[Problem details]
Copy each line that contains the string "this".

┄┄┄┄┄┄

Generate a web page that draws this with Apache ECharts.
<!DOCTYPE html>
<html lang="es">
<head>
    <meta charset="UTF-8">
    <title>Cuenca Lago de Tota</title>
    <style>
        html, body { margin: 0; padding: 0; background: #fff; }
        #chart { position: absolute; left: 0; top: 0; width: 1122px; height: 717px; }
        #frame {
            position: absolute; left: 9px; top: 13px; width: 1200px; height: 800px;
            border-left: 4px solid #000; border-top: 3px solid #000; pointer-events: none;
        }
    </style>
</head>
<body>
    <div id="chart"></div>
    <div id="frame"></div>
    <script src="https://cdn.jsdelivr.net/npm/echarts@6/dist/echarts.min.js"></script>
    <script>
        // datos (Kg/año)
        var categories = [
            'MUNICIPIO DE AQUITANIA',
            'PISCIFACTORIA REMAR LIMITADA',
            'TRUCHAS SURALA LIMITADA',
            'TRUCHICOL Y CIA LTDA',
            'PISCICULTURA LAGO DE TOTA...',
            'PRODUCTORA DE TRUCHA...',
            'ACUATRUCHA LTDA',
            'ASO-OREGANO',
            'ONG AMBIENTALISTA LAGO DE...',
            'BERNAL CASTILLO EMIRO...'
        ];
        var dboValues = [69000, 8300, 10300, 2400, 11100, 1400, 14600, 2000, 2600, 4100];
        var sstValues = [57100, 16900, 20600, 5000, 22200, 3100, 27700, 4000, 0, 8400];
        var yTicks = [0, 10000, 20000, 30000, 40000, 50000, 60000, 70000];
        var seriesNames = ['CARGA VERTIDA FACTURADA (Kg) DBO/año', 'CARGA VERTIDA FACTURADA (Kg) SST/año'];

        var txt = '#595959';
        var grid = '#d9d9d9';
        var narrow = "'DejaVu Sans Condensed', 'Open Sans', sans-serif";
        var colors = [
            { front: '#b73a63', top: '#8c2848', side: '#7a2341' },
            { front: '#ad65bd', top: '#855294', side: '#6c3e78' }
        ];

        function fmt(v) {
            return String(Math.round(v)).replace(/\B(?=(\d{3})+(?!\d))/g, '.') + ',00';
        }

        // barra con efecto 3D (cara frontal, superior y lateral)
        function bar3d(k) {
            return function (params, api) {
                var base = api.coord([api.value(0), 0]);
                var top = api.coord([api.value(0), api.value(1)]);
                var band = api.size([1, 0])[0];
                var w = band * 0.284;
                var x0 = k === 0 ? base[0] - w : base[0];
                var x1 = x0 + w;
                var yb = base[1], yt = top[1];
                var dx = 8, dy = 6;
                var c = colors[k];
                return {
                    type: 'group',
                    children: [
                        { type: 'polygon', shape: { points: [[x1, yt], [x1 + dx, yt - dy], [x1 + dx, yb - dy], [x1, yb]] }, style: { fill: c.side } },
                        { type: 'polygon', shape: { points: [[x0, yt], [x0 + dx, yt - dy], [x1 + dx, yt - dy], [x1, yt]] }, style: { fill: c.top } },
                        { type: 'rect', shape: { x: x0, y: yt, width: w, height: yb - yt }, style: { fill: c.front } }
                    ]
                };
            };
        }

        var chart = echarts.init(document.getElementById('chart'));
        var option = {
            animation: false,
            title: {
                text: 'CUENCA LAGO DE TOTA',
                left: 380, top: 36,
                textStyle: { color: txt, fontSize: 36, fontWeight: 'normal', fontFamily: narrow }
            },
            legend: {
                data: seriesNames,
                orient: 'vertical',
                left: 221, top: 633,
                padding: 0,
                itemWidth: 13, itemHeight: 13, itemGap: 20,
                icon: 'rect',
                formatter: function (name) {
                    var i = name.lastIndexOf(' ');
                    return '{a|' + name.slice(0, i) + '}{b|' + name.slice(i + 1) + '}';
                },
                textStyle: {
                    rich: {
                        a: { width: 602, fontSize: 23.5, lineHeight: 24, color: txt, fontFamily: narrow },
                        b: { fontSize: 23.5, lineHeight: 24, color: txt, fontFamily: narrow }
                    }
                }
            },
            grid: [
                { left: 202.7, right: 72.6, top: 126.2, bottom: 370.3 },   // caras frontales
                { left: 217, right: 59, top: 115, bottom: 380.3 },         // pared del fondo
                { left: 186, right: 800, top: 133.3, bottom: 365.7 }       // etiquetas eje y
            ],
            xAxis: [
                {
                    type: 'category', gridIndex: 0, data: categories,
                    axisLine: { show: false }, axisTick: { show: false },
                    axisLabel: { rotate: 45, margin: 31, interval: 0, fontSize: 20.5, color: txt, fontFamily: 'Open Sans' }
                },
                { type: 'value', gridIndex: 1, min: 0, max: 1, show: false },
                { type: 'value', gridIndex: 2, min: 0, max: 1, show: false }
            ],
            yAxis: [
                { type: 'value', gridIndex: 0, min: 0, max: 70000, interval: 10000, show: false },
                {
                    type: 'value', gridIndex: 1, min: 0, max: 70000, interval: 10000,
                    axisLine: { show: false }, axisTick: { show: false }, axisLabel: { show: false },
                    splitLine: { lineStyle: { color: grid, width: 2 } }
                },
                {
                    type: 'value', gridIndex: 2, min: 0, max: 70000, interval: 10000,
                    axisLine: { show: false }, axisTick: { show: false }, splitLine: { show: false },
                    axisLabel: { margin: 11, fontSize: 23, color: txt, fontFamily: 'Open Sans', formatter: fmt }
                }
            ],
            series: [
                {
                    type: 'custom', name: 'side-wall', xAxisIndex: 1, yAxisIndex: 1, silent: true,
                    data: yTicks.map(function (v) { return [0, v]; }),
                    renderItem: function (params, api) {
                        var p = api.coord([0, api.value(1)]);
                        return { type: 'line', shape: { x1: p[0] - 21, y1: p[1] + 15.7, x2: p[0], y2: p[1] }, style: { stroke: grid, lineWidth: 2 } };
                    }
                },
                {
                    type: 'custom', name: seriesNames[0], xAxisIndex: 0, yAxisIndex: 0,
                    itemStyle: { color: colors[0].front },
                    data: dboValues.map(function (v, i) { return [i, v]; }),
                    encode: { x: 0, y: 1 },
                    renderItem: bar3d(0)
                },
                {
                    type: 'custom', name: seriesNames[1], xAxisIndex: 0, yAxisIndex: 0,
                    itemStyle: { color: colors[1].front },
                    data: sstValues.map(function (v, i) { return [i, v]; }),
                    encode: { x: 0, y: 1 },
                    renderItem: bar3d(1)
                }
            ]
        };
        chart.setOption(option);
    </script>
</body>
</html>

┄┄┄┄┄┄

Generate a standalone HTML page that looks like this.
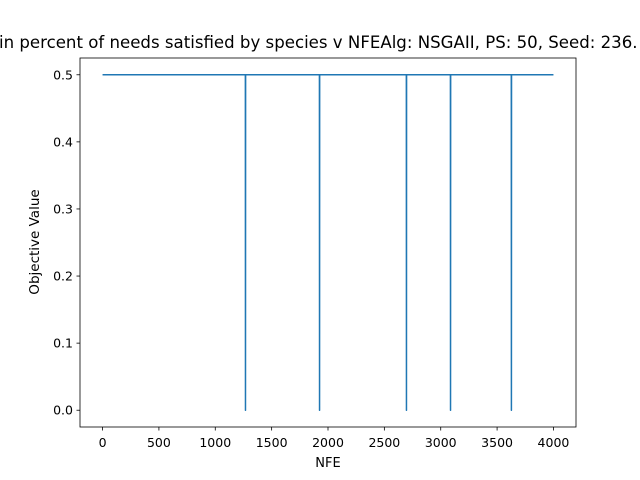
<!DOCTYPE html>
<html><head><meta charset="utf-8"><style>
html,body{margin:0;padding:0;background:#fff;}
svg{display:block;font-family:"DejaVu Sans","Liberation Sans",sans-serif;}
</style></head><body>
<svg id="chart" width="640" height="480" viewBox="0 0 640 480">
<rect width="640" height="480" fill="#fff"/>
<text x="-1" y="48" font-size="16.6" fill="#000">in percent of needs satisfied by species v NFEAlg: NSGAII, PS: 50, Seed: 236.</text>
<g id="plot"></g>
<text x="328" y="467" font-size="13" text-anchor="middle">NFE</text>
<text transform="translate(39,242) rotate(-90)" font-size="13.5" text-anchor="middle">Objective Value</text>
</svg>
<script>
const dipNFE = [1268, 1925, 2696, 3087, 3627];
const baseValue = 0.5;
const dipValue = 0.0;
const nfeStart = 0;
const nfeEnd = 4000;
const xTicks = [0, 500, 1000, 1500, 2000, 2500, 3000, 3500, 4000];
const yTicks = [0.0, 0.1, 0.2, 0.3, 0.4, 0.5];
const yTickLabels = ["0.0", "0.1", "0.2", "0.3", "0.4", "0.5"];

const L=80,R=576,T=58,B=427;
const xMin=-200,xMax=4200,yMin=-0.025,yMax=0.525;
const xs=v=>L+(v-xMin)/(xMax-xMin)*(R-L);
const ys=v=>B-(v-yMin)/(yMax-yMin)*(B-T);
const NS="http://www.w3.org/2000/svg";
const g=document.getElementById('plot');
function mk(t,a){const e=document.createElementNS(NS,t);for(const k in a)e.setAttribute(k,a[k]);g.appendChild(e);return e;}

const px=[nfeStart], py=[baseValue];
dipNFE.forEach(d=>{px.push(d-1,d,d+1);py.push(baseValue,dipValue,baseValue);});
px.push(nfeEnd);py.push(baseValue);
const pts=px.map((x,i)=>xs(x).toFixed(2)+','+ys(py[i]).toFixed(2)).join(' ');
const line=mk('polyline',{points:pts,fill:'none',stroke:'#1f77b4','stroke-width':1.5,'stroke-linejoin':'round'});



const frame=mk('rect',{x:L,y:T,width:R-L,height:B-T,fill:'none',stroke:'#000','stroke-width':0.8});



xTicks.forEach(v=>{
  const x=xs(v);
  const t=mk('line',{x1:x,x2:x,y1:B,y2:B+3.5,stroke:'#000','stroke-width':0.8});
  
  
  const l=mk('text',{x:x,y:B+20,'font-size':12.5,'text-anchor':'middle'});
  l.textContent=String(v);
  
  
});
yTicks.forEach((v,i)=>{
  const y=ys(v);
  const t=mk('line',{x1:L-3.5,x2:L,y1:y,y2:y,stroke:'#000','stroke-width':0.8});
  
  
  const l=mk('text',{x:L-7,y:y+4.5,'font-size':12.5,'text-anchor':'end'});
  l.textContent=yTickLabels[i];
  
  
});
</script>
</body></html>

┄┄┄┄┄┄

[Completed exercise]
Generate a web page that draws this with Apache ECharts.
Generate a standalone HTML page that looks like this.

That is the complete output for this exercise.